Subsequent Operations Phase:

This phase covers work outside of the scope of this discussion for discussion of tax aspects of our Private Placement Memorandums. Such events are covered under the Memorandum and the Joint Venture Operating Agreement.  Such subsequent operations l require special assessments when the Operator of the Venture and the Venture votes to:

  • Deepen or lengthen the Wellbore after reaching the total measured depth as determined in the original target depth of the venture;.

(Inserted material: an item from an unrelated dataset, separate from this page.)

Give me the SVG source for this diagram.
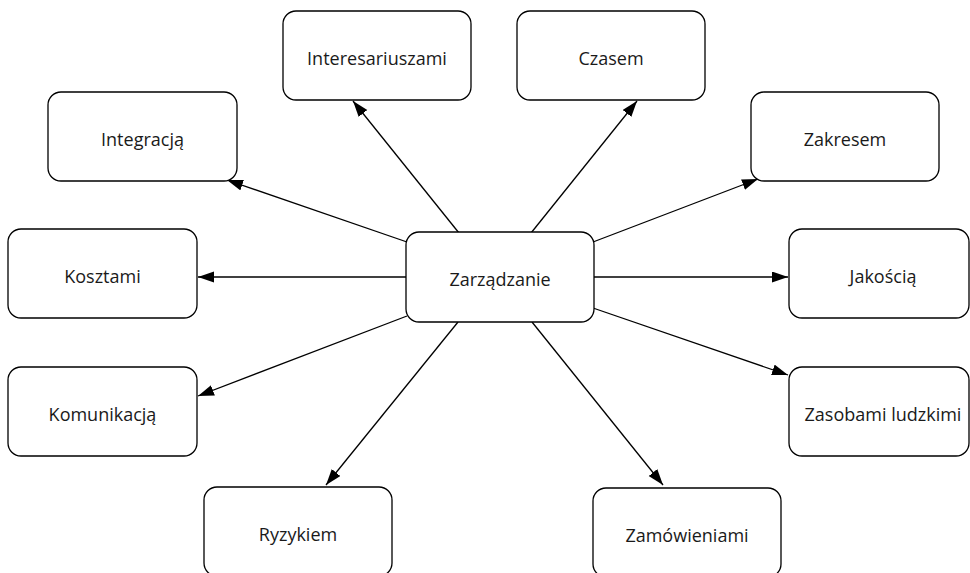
<svg xmlns="http://www.w3.org/2000/svg" width="970" height="573" viewBox="0 0 970 573">
  <style>
    .box { fill: #ffffff; stroke: #000000; stroke-width: 1.3; }
    .label { font-family: "Open Sans", "Noto Sans", "Liberation Sans", sans-serif; font-size: 18px; fill: #1a1a1a; text-anchor: middle; }
    .link { stroke: #000000; stroke-width: 1.3; fill: none; marker-end: url(#head); }
  </style>
  <defs>
    <marker id="head" markerUnits="userSpaceOnUse" markerWidth="17" markerHeight="12" refX="16" refY="5.5" orient="auto">
      <path d="M0,0 L16,5.5 L0,11 z" fill="#000000"/>
    </marker>
  </defs>
  <rect width="970" height="573" fill="#ffffff"/>

  <!-- connectors radiating from the central node -->
  <g id="connectors">
    <line class="link" x1="459" y1="233" x2="353" y2="101"/>
    <line class="link" x1="531" y1="233" x2="637" y2="101"/>
    <line class="link" x1="407" y1="242" x2="227" y2="180"/>
    <line class="link" x1="593" y1="242" x2="758" y2="179"/>
    <line class="link" x1="407" y1="277" x2="198" y2="277"/>
    <line class="link" x1="593" y1="277" x2="788" y2="277"/>
    <line class="link" x1="407" y1="316" x2="198" y2="396"/>
    <line class="link" x1="593" y1="308" x2="788" y2="375"/>
    <line class="link" x1="458" y1="322" x2="326" y2="485"/>
    <line class="link" x1="532" y1="322" x2="663" y2="485"/>
  </g>

  <g id="node-zarzadzanie">
    <rect class="box" x="406" y="232" width="188" height="90" rx="13"/>
    <text class="label" x="500" y="285.5">Zarządzanie</text>
  </g>
  <g id="node-interesariuszami">
    <rect class="box" x="283" y="11" width="188" height="89" rx="13"/>
    <text class="label" x="377" y="64.5">Interesariuszami</text>
  </g>
  <g id="node-czasem">
    <rect class="box" x="517" y="11" width="188" height="89" rx="13"/>
    <text class="label" x="611" y="64.5">Czasem</text>
  </g>
  <g id="node-integracja">
    <rect class="box" x="48" y="92" width="189" height="89" rx="13"/>
    <text class="label" x="142.5" y="145.5">Integracją</text>
  </g>
  <g id="node-zakresem">
    <rect class="box" x="751" y="92" width="188" height="89" rx="13"/>
    <text class="label" x="845" y="145.5">Zakresem</text>
  </g>
  <g id="node-kosztami">
    <rect class="box" x="8" y="229" width="189" height="89" rx="13"/>
    <text class="label" x="102.5" y="282.5">Kosztami</text>
  </g>
  <g id="node-jakoscia">
    <rect class="box" x="789" y="229" width="180" height="89" rx="13"/>
    <text class="label" x="883" y="282.5">Jakością</text>
  </g>
  <g id="node-komunikacja">
    <rect class="box" x="8" y="367" width="189" height="89" rx="13"/>
    <text class="label" x="102.5" y="420.5">Komunikacją</text>
  </g>
  <g id="node-zasobami">
    <rect class="box" x="789" y="367" width="180" height="89" rx="13"/>
    <text class="label" x="883" y="420.5">Zasobami ludzkimi</text>
  </g>
  <g id="node-ryzykiem">
    <rect class="box" x="204" y="487" width="188" height="89" rx="13"/>
    <text class="label" x="298" y="540.5">Ryzykiem</text>
  </g>
  <g id="node-zamowieniami">
    <rect class="box" x="593" y="488" width="188" height="89" rx="13"/>
    <text class="label" x="687" y="541.5">Zamówieniami</text>
  </g>
</svg>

  • Sidetrack the Wellbore if conditions or situations are encountered which render further drilling impractical or permits Driller/Operators to abandon the well;

  • Plug back the Wellbore and attempt completion in a new zone

  • Conduct any activity for the purpose of enhancing production or artificial fracture stimulation

  • Install pumping equipment

  • Install pipelines

  • Install any type of gas treatment facilities or production facilities;

  • Completion any zones in addition to the first completion; or

  • Drilling of additional wells.

 

These sub operations may result in Non-Consenting Partners being assessed penalties or outright termination from the Venture.  The tax treatment for these costs will vary as to the nature and purpose of the subsequent operations.